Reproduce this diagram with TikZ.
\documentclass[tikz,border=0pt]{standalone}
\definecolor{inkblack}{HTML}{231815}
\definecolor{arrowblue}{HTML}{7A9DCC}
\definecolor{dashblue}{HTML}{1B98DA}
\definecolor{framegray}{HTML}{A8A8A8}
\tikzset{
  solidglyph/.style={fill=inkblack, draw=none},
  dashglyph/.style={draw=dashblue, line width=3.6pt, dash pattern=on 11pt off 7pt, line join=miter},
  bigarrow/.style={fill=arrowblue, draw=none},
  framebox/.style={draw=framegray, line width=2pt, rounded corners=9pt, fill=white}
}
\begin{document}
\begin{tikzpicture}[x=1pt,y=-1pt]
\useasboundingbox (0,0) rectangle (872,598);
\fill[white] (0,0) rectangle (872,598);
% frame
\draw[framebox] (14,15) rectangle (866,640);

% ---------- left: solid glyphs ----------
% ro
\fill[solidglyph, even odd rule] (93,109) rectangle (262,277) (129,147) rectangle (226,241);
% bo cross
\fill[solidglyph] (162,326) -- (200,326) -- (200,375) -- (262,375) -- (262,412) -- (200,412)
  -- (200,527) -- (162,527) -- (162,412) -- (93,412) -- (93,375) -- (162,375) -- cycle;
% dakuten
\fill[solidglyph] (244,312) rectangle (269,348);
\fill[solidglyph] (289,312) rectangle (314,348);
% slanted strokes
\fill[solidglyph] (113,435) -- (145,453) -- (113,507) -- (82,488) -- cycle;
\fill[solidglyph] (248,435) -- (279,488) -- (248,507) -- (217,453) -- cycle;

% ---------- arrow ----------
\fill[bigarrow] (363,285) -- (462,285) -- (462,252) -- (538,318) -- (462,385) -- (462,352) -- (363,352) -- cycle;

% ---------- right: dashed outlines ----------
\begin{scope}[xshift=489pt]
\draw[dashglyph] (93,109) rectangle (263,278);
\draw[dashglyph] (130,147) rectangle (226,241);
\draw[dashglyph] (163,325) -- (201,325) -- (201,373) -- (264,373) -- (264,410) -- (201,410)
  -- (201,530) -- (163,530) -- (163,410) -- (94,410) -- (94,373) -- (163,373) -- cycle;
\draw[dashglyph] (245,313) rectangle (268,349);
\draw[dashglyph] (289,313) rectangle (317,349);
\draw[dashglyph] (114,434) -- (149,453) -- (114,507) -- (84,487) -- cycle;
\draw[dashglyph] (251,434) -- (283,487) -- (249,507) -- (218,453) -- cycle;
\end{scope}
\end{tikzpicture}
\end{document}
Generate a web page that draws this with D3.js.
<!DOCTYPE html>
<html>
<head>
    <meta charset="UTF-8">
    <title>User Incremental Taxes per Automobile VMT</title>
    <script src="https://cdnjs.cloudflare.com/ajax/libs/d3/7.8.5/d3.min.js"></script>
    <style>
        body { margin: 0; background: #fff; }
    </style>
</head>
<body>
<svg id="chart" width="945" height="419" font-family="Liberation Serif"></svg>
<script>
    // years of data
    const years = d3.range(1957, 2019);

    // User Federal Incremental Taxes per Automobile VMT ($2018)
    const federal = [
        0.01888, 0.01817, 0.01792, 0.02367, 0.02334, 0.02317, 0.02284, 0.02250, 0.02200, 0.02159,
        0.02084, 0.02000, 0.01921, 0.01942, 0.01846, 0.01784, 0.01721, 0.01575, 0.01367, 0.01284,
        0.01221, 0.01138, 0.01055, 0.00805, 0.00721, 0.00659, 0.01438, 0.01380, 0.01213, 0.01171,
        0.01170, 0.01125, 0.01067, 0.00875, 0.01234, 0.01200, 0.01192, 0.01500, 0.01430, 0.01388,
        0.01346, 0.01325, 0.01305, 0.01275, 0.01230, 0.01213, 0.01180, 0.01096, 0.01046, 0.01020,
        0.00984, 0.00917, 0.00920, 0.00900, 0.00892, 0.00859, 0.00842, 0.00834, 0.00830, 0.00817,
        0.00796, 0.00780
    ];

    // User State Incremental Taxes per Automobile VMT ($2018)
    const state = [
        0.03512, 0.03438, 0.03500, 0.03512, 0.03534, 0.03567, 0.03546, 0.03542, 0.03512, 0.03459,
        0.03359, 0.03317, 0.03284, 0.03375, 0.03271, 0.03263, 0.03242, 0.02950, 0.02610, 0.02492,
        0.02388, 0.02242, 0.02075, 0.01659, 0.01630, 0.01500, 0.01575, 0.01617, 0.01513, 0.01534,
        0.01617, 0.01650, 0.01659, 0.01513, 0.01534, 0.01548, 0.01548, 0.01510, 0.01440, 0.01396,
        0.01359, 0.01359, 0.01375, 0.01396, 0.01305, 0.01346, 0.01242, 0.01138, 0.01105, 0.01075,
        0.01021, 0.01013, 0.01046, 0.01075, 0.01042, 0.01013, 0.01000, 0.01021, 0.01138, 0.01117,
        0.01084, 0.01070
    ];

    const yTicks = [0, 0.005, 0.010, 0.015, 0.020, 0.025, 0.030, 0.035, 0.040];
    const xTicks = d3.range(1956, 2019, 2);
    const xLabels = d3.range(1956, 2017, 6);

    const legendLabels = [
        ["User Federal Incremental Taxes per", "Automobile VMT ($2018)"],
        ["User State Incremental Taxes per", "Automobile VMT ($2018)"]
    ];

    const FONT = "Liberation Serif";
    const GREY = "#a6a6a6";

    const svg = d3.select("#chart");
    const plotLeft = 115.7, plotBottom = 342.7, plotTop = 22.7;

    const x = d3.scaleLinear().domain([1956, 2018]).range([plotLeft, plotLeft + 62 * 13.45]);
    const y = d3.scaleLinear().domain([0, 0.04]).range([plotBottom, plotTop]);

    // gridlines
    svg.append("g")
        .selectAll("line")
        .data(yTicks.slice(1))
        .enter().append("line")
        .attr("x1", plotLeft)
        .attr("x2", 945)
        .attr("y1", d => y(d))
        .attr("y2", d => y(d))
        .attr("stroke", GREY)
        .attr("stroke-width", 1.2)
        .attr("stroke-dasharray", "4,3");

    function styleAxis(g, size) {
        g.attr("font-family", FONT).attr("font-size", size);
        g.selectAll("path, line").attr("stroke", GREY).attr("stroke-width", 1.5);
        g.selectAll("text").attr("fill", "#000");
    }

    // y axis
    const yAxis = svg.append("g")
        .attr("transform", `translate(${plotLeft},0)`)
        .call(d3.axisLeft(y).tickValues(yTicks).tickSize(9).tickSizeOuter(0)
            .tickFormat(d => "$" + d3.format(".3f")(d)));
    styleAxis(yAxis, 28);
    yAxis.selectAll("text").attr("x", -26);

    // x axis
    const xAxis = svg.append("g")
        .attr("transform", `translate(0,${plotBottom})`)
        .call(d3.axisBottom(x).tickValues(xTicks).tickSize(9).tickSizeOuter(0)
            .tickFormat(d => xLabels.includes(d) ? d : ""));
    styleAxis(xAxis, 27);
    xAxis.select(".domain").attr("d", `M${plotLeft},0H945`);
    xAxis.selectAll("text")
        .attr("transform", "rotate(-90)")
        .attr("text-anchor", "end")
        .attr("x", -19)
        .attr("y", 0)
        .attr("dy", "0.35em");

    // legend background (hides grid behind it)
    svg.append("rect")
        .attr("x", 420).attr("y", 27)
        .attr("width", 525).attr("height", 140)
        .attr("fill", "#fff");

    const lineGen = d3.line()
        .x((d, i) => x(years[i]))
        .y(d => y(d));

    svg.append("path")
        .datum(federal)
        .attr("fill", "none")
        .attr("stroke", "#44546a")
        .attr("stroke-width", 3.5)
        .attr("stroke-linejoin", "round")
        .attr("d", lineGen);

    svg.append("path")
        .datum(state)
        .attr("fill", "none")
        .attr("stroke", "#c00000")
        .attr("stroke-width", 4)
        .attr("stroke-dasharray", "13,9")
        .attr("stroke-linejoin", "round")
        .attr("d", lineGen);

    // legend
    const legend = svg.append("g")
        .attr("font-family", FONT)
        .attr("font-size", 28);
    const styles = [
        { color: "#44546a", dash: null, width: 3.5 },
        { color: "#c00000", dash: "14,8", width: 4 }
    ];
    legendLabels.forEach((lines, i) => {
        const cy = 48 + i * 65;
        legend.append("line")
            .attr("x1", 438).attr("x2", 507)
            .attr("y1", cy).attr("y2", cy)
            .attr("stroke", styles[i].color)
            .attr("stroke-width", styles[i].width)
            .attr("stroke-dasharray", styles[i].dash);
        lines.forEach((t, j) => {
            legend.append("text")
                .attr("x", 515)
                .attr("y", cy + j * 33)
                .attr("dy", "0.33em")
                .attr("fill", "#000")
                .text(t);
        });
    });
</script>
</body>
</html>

*-*-*

◆ Exercise objective ◆
What are the exact lines from the beginning of the material through the line containing "(14,15) rectangle (866,640);"? Write out those lines alone.

◆ Answer to this exercise ◆
Reproduce this diagram with TikZ.
\documentclass[tikz,border=0pt]{standalone}
\definecolor{inkblack}{HTML}{231815}
\definecolor{arrowblue}{HTML}{7A9DCC}
\definecolor{dashblue}{HTML}{1B98DA}
\definecolor{framegray}{HTML}{A8A8A8}
\tikzset{
  solidglyph/.style={fill=inkblack, draw=none},
  dashglyph/.style={draw=dashblue, line width=3.6pt, dash pattern=on 11pt off 7pt, line join=miter},
  bigarrow/.style={fill=arrowblue, draw=none},
  framebox/.style={draw=framegray, line width=2pt, rounded corners=9pt, fill=white}
}
\begin{document}
\begin{tikzpicture}[x=1pt,y=-1pt]
\useasboundingbox (0,0) rectangle (872,598);
\fill[white] (0,0) rectangle (872,598);
% frame
\draw[framebox] (14,15) rectangle (866,640);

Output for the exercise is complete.